** Begin **
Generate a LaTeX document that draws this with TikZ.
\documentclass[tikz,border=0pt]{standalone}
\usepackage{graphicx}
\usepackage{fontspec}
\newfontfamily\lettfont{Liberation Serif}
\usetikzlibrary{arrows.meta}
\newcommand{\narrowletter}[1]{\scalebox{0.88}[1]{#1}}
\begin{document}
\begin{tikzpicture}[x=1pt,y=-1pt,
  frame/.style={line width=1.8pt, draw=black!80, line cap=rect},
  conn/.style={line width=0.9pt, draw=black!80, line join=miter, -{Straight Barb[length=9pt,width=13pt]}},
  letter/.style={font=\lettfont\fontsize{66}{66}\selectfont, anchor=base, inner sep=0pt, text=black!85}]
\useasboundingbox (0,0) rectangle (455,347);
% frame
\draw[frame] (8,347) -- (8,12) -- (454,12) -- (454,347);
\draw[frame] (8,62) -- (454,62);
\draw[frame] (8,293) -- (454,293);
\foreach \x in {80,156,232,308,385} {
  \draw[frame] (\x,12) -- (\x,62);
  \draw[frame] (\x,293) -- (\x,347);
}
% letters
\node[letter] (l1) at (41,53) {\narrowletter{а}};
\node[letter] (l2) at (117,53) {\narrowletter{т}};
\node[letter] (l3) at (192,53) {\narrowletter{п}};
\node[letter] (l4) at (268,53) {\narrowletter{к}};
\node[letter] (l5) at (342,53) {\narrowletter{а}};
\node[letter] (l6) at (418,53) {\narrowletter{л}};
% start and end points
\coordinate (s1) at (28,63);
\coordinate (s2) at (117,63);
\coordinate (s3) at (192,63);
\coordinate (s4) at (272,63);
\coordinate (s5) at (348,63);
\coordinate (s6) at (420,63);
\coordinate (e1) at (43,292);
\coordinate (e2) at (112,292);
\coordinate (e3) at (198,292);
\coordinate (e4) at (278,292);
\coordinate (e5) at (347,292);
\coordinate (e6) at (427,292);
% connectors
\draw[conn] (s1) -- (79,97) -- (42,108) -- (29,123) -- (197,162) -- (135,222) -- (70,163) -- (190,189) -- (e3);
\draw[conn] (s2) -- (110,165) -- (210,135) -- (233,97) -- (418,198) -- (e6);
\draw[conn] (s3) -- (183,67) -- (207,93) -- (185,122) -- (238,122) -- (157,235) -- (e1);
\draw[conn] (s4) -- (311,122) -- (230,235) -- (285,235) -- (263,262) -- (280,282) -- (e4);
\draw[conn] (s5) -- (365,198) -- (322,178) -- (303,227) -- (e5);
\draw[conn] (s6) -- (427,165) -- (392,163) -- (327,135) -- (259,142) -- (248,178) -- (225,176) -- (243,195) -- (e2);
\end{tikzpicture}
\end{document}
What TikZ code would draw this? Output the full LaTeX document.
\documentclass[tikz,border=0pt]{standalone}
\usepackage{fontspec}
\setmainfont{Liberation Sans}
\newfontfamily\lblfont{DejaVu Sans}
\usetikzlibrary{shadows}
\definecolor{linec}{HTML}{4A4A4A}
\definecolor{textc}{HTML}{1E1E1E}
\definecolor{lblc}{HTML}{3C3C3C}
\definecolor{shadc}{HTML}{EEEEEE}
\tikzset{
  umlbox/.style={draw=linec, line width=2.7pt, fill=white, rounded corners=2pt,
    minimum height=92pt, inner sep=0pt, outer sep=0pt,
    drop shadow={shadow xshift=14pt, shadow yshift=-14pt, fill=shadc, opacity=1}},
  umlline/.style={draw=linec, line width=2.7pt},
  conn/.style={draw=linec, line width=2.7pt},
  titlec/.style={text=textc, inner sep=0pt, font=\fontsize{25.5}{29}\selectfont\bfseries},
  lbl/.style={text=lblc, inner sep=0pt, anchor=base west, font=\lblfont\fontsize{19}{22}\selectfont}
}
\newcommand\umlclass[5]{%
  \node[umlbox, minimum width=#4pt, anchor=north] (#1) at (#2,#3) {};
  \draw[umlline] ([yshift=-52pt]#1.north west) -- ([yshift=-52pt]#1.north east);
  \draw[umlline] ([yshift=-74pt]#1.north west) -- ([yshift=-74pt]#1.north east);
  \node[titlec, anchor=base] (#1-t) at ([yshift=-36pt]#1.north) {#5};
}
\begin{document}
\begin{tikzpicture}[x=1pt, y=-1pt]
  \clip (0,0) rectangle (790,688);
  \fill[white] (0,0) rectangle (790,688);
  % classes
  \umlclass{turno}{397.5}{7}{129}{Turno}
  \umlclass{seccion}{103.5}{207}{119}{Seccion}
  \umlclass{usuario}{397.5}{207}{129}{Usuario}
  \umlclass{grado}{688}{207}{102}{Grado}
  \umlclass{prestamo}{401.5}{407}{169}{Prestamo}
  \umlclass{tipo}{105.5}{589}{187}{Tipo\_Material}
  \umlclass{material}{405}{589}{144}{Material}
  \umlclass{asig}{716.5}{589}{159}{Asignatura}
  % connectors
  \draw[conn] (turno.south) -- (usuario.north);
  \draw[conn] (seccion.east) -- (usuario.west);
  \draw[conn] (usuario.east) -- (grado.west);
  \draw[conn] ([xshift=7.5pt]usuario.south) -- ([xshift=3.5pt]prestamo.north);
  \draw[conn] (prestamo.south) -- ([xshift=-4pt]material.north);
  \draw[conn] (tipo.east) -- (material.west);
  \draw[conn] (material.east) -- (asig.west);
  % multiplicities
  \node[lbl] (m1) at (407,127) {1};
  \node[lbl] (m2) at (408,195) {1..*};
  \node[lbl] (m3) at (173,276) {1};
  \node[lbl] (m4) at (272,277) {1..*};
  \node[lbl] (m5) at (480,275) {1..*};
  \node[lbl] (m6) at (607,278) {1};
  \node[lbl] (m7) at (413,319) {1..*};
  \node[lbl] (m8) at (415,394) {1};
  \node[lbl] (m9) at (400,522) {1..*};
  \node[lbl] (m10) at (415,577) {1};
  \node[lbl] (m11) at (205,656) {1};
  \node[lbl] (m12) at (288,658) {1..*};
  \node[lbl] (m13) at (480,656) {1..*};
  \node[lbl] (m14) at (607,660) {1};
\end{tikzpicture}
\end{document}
** End **
■ Required work: Using the data above, repeat every line exactly.

■ Solved exercise:
Generate a LaTeX document that draws this with TikZ.
\documentclass[tikz,border=0pt]{standalone}
\usepackage{graphicx}
\usepackage{fontspec}
\newfontfamily\lettfont{Liberation Serif}
\usetikzlibrary{arrows.meta}
\newcommand{\narrowletter}[1]{\scalebox{0.88}[1]{#1}}
\begin{document}
\begin{tikzpicture}[x=1pt,y=-1pt,
  frame/.style={line width=1.8pt, draw=black!80, line cap=rect},
  conn/.style={line width=0.9pt, draw=black!80, line join=miter, -{Straight Barb[length=9pt,width=13pt]}},
  letter/.style={font=\lettfont\fontsize{66}{66}\selectfont, anchor=base, inner sep=0pt, text=black!85}]
\useasboundingbox (0,0) rectangle (455,347);
% frame
\draw[frame] (8,347) -- (8,12) -- (454,12) -- (454,347);
\draw[frame] (8,62) -- (454,62);
\draw[frame] (8,293) -- (454,293);
\foreach \x in {80,156,232,308,385} {
  \draw[frame] (\x,12) -- (\x,62);
  \draw[frame] (\x,293) -- (\x,347);
}
% letters
\node[letter] (l1) at (41,53) {\narrowletter{а}};
\node[letter] (l2) at (117,53) {\narrowletter{т}};
\node[letter] (l3) at (192,53) {\narrowletter{п}};
\node[letter] (l4) at (268,53) {\narrowletter{к}};
\node[letter] (l5) at (342,53) {\narrowletter{а}};
\node[letter] (l6) at (418,53) {\narrowletter{л}};
% start and end points
\coordinate (s1) at (28,63);
\coordinate (s2) at (117,63);
\coordinate (s3) at (192,63);
\coordinate (s4) at (272,63);
\coordinate (s5) at (348,63);
\coordinate (s6) at (420,63);
\coordinate (e1) at (43,292);
\coordinate (e2) at (112,292);
\coordinate (e3) at (198,292);
\coordinate (e4) at (278,292);
\coordinate (e5) at (347,292);
\coordinate (e6) at (427,292);
% connectors
\draw[conn] (s1) -- (79,97) -- (42,108) -- (29,123) -- (197,162) -- (135,222) -- (70,163) -- (190,189) -- (e3);
\draw[conn] (s2) -- (110,165) -- (210,135) -- (233,97) -- (418,198) -- (e6);
\draw[conn] (s3) -- (183,67) -- (207,93) -- (185,122) -- (238,122) -- (157,235) -- (e1);
\draw[conn] (s4) -- (311,122) -- (230,235) -- (285,235) -- (263,262) -- (280,282) -- (e4);
\draw[conn] (s5) -- (365,198) -- (322,178) -- (303,227) -- (e5);
\draw[conn] (s6) -- (427,165) -- (392,163) -- (327,135) -- (259,142) -- (248,178) -- (225,176) -- (243,195) -- (e2);
\end{tikzpicture}
\end{document}
What TikZ code would draw this? Output the full LaTeX document.
\documentclass[tikz,border=0pt]{standalone}
\usepackage{fontspec}
\setmainfont{Liberation Sans}
\newfontfamily\lblfont{DejaVu Sans}
\usetikzlibrary{shadows}
\definecolor{linec}{HTML}{4A4A4A}
\definecolor{textc}{HTML}{1E1E1E}
\definecolor{lblc}{HTML}{3C3C3C}
\definecolor{shadc}{HTML}{EEEEEE}
\tikzset{
  umlbox/.style={draw=linec, line width=2.7pt, fill=white, rounded corners=2pt,
    minimum height=92pt, inner sep=0pt, outer sep=0pt,
    drop shadow={shadow xshift=14pt, shadow yshift=-14pt, fill=shadc, opacity=1}},
  umlline/.style={draw=linec, line width=2.7pt},
  conn/.style={draw=linec, line width=2.7pt},
  titlec/.style={text=textc, inner sep=0pt, font=\fontsize{25.5}{29}\selectfont\bfseries},
  lbl/.style={text=lblc, inner sep=0pt, anchor=base west, font=\lblfont\fontsize{19}{22}\selectfont}
}
\newcommand\umlclass[5]{%
  \node[umlbox, minimum width=#4pt, anchor=north] (#1) at (#2,#3) {};
  \draw[umlline] ([yshift=-52pt]#1.north west) -- ([yshift=-52pt]#1.north east);
  \draw[umlline] ([yshift=-74pt]#1.north west) -- ([yshift=-74pt]#1.north east);
  \node[titlec, anchor=base] (#1-t) at ([yshift=-36pt]#1.north) {#5};
}
\begin{document}
\begin{tikzpicture}[x=1pt, y=-1pt]
  \clip (0,0) rectangle (790,688);
  \fill[white] (0,0) rectangle (790,688);
  % classes
  \umlclass{turno}{397.5}{7}{129}{Turno}
  \umlclass{seccion}{103.5}{207}{119}{Seccion}
  \umlclass{usuario}{397.5}{207}{129}{Usuario}
  \umlclass{grado}{688}{207}{102}{Grado}
  \umlclass{prestamo}{401.5}{407}{169}{Prestamo}
  \umlclass{tipo}{105.5}{589}{187}{Tipo\_Material}
  \umlclass{material}{405}{589}{144}{Material}
  \umlclass{asig}{716.5}{589}{159}{Asignatura}
  % connectors
  \draw[conn] (turno.south) -- (usuario.north);
  \draw[conn] (seccion.east) -- (usuario.west);
  \draw[conn] (usuario.east) -- (grado.west);
  \draw[conn] ([xshift=7.5pt]usuario.south) -- ([xshift=3.5pt]prestamo.north);
  \draw[conn] (prestamo.south) -- ([xshift=-4pt]material.north);
  \draw[conn] (tipo.east) -- (material.west);
  \draw[conn] (material.east) -- (asig.west);
  % multiplicities
  \node[lbl] (m1) at (407,127) {1};
  \node[lbl] (m2) at (408,195) {1..*};
  \node[lbl] (m3) at (173,276) {1};
  \node[lbl] (m4) at (272,277) {1..*};
  \node[lbl] (m5) at (480,275) {1..*};
  \node[lbl] (m6) at (607,278) {1};
  \node[lbl] (m7) at (413,319) {1..*};
  \node[lbl] (m8) at (415,394) {1};
  \node[lbl] (m9) at (400,522) {1..*};
  \node[lbl] (m10) at (415,577) {1};
  \node[lbl] (m11) at (205,656) {1};
  \node[lbl] (m12) at (288,658) {1..*};
  \node[lbl] (m13) at (480,656) {1..*};
  \node[lbl] (m14) at (607,660) {1};
\end{tikzpicture}
\end{document}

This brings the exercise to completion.